自慢のだしを商品化。客単価UPだけでなく通販事業にも参入。『個包装だしパック』

※この事例は顧客情報への配慮から、一部のディテイルを変更して紹介しています。

イントロダクション

客単価×客数×回転数。そば・うどん店にとってのわかりやすい方程式かもしれません。しかし、客単価が飽和状態にある時、どのような手を打つべきでしょうか。このお店の自慢はつゆ。しかし、厨房でたいたつゆを瓶に詰めてもそのままでは衛生面・保存性の面で商品としては成立しません。可能な限り自店の味を再現しながら、きちんとした商品として仕上げること。
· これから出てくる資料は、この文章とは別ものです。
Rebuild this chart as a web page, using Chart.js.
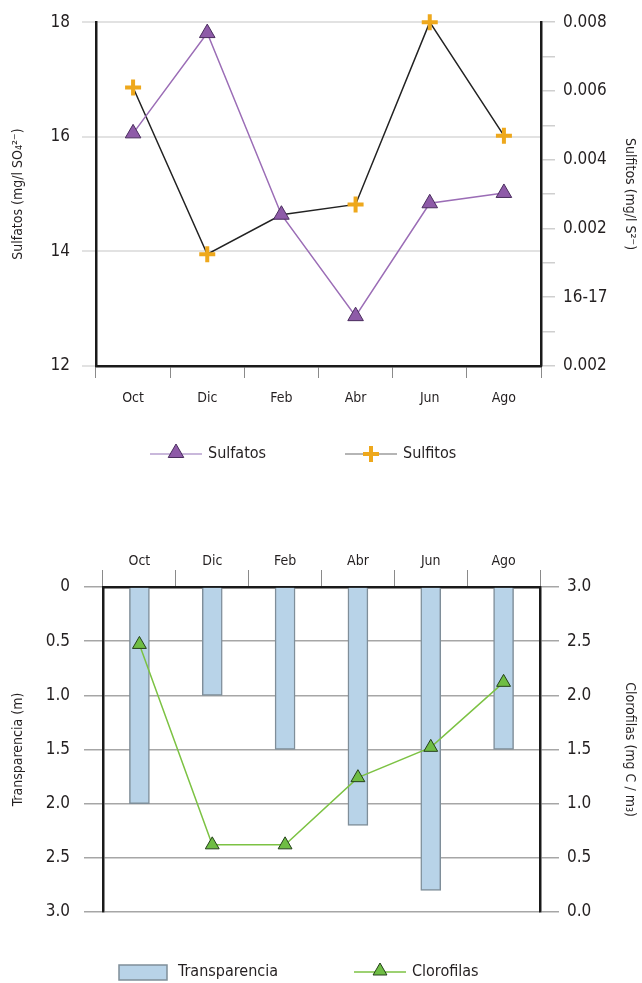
<!DOCTYPE html>
<html>
<head>
<meta charset="utf-8">
<script src="https://cdn.jsdelivr.net/npm/chart.js@4.4.1/dist/chart.umd.min.js"></script>
<style>
  body { margin: 0; background: #fff; }
  #top { position: absolute; left: 0; top: 0; }
  #bottom { position: absolute; left: 0; top: 500px; }
</style>
</head>
<body>
<canvas id="top" width="642" height="480"></canvas>
<canvas id="bottom" width="642" height="483"></canvas>
<script>
// data
var meses = ['Oct', 'Dic', 'Feb', 'Abr', 'Jun', 'Ago'];
var sulfatos = [16.06, 17.81, 14.64, 12.87, 14.84, 15.02];
var sulfitos = [0.0061, 0.00125, 0.0024, 0.0027, 0.008, 0.0047];
var sulfitosTicks = ['0.002', '16-17', '0.002', '0.004', '0.006', '0.008'];
var transparencia = [2.0, 1.0, 1.5, 2.2, 2.8, 1.5];
var clorofilas = [2.47, 0.62, 0.62, 1.24, 1.52, 2.12];
var transTicks = ['0', '0.5', '1.0', '1.5', '2.0', '2.5', '3.0'];
var cloroTicks = ['0.0', '0.5', '1.0', '1.5', '2.0', '2.5', '3.0'];

Chart.defaults.font.family = '"Liberation Sans Narrow", "DejaVu Sans Condensed", "Noto Sans", sans-serif';
Chart.defaults.color = '#231f20';

// legend with a line through the marker, drawn under the chart
function lineLegend(items, y) {
  return {
    id: 'lineLegend',
    afterDraw: function(chart) {
      var ctx = chart.ctx;
      ctx.save();
      items.forEach(function(it) {
        var ds = chart.data.datasets[it.ds];
        if (it.box) {
          ctx.fillStyle = ds.backgroundColor;
          ctx.strokeStyle = ds.borderColor;
          ctx.lineWidth = 1.5;
          ctx.fillRect(it.x, y - 7, 48, 15);
          ctx.strokeRect(it.x, y - 7, 48, 15);
        } else {
          ctx.strokeStyle = it.line;
          ctx.lineWidth = 1.5;
          ctx.beginPath();
          ctx.moveTo(it.x, y);
          ctx.lineTo(it.x + 52, y);
          ctx.stroke();
          ctx.fillStyle = ds.pointBackgroundColor;
          ctx.strokeStyle = ds.pointBorderColor;
          ctx.lineWidth = ds.pointBorderWidth;
          var r = Array.isArray(ds.pointRadius) ? ds.pointRadius[0] : ds.pointRadius;
          var py = ds.pointStyle === 'triangle' ? y - 1 : y;
          Chart.helpers.drawPoint(ctx, {pointStyle: ds.pointStyle, radius: r, borderWidth: ds.pointBorderWidth, rotation: 0}, it.x + 26, py);
        }
        ctx.fillStyle = '#231f20';
        ctx.font = '16px ' + Chart.defaults.font.family;
        ctx.textBaseline = 'middle';
        ctx.fillText(ds.label, it.tx, y);
      });
      ctx.restore();
    }
  };
}

new Chart(document.getElementById('top'), {
  type: 'line',
  data: {
    labels: meses,
    datasets: [{
      label: 'Sulfatos',
      data: sulfatos,
      yAxisID: 'y',
      clip: false,
      borderColor: '#9b6db6',
      borderWidth: 1.5,
      pointStyle: 'triangle',
      pointRadius: 9,
      pointBackgroundColor: '#8e5ba8',
      pointBorderColor: '#4a2d5e',
      pointBorderWidth: 1
    }, {
      label: 'Sulfitos',
      data: sulfitos,
      yAxisID: 'y2',
      clip: false,
      borderColor: '#222222',
      borderWidth: 1.5,
      pointStyle: 'cross',
      pointRadius: [8, 8, 0, 8, 8, 8],
      pointBackgroundColor: '#eea81c',
      pointBorderColor: '#eea81c',
      pointBorderWidth: 4
    }]
  },
  options: {
    responsive: false,
    animation: false,
    layout: { padding: { top: 20, left: 0, right: 0, bottom: 64 } },
    plugins: { legend: { display: false }, tooltip: { enabled: false } },
    scales: {
      x: {
        offset: true,
        afterFit: function(s) { s.height = 50; },
        grid: { offset: true, drawOnChartArea: false, color: '#8a8a8a', tickLength: 12 },
        border: { color: '#1a1a1a', width: 2.5 },
        ticks: { padding: 12, font: { size: 14 } }
      },
      y: {
        position: 'left',
        min: 12, max: 18,
        afterFit: function(s) { s.width = 96; },
        grid: { color: '#e2e2e2', lineWidth: 2, tickLength: 14 },
        border: { color: '#1a1a1a', width: 2.5 },
        ticks: { stepSize: 2, padding: 12, font: { size: 17 } },
        title: { display: true, text: 'Sulfatos (mg/l SO₄²⁻)', font: { size: 14 }, padding: { top: 10, bottom: 0 } }
      },
      y2: {
        position: 'right',
        min: -0.002, max: 0.008,
        afterFit: function(s) { s.width = 101; },
        grid: { drawOnChartArea: false, color: '#cfcfcf', lineWidth: 1.5, tickLength: 14 },
        border: { color: '#1a1a1a', width: 2.5 },
        ticks: {
          stepSize: 0.001, padding: 8, font: { size: 17 },
          callback: function(v, i) { return i % 2 === 0 ? sulfitosTicks[i / 2] : ''; }
        },
        title: { display: true, text: 'Sulfitos (mg/l S²⁻)', font: { size: 14 }, padding: { top: 4, bottom: 0 } }
      }
    }
  },
  plugins: [lineLegend([
    { ds: 0, x: 150, tx: 208, line: '#b7a0cf' },
    { ds: 1, x: 345, tx: 403, line: '#9d9d9d' }
  ], 454)]
});

new Chart(document.getElementById('bottom'), {
  data: {
    labels: meses,
    datasets: [{
      type: 'line',
      label: 'Clorofilas',
      data: clorofilas,
      yAxisID: 'y2',
      order: 0,
      borderColor: '#7cc243',
      borderWidth: 1.5,
      pointStyle: 'triangle',
      pointRadius: 8,
      pointBackgroundColor: '#6fbd44',
      pointBorderColor: '#24401a',
      pointBorderWidth: 1
    }, {
      type: 'bar',
      label: 'Transparencia',
      data: transparencia,
      yAxisID: 'y',
      order: 1,
      barThickness: 20,
      backgroundColor: '#b8d3e8',
      borderColor: '#7f8e99',
      borderWidth: 1.5
    }]
  },
  options: {
    responsive: false,
    animation: false,
    layout: { padding: { top: 0, left: 0, right: 0, bottom: 71 } },
    plugins: { legend: { display: false }, tooltip: { enabled: false } },
    scales: {
      x: {
        position: 'top',
        afterFit: function(s) { s.height = 87; },
        grid: { offset: true, drawOnChartArea: false, color: '#8a8a8a', tickLength: 17 },
        border: { color: '#1a1a1a', width: 2.5 },
        ticks: { padding: 0, font: { size: 14 } }
      },
      y: {
        position: 'left',
        reverse: true,
        min: 0, max: 3,
        afterFit: function(s) { s.width = 103; },
        grid: { color: '#a6a6a6', lineWidth: 1.5, tickLength: 19 },
        border: { color: '#1a1a1a', width: 2.5 },
        ticks: {
          stepSize: 0.5, padding: 14, font: { size: 17 },
          callback: function(v) { return transTicks[Math.round(v * 2)]; }
        },
        title: { display: true, text: 'Transparencia (m)', font: { size: 14 }, padding: { top: 10, bottom: 0 } }
      },
      y2: {
        position: 'right',
        min: 0, max: 3,
        afterFit: function(s) { s.width = 102; },
        grid: { drawOnChartArea: false, color: '#a6a6a6', lineWidth: 1.5, tickLength: 19 },
        border: { color: '#1a1a1a', width: 2.5 },
        ticks: {
          stepSize: 0.5, padding: 8, font: { size: 17 },
          callback: function(v) { return cloroTicks[Math.round(v * 2)]; }
        },
        title: { display: true, text: 'Clorofilas (mg C / m₃)', font: { size: 14 }, padding: { top: 4, bottom: 0 } }
      }
    }
  },
  plugins: [lineLegend([
    { ds: 1, x: 119, tx: 178, box: true },
    { ds: 0, x: 354, tx: 412, line: '#7cc243' }
  ], 472)]
});
</script>
</body>
</html>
課題を達成したお店は店頭売りによる客単価アップに成功し、さらに通販サイトも立ち上げました。

 

お悩み ―繁盛店ゆえのお悩み

そのお店はいわゆる繁盛店でした。客席20席は昼夜合わせて810回転。天ぷら等のサイドディッシュの品揃えも怠らず、客単価も1,000円を越えるレベルでした。「そろそろ次の出店を」と考えていました。成功によって自信がついたので、せっかくならば次はもっと大型店を出店したいとも考えています。そのために現在の店舗の売上を上げ、盤石の体制を築きたい。しかし、客単価×客数×回転数ともこれ以上増やすのは難しい状況です。

 

きっかけ ―ストアコンパリゾン(競合店視察)

出張中に地方の有名高級チェーンを視察しました。店主は「お持ち帰り」に注目します。幸い自分の店舗は自家製麺を行っています。これにつゆを合わせれば商品として成立しうる。ここから店主の試行錯誤が始まります。まずは機械を買って自分の店のつゆを充填することを考えましたが、衛生面で課題があることがわかりました。店舗の外で消費者の口に入る商品である以上、ある意味工場製品としての完成度が求められます。しかし、市販の希釈タイプのつゆを使った商品を店の看板で売ることには抵抗がありました。味の再現もできませんでした。

 

解決策 ―個包装だしパック

店主は発送を転換します。完成品を提供しようとするから、話がややこしくなってしまう。保存可能な調味料を使って各家庭で調理すれば、衛生面はクリアできるし、料理の過程で店へのロイヤリティが高まるのではないか。そこで、だしとかえしを別々に提供することにしました。節辰商店は家庭用だしパックを40年作り続けており、またギフト会社等との付き合いも多くありました。それゆえ、だしパック1包を個包装する装置も持っています。また、かえしの子袋も生産可能でした。

その後 ―新規事業の芽

この商品は他所にはない商品であるという信念のもと強気の単価設定を行いました。それでも月ベースで300食はコンスタントに販売されています。成功を受け、試験的に通販サイトも立ち上げました。次の店舗でもこの商品が活躍してくれることを期待しています。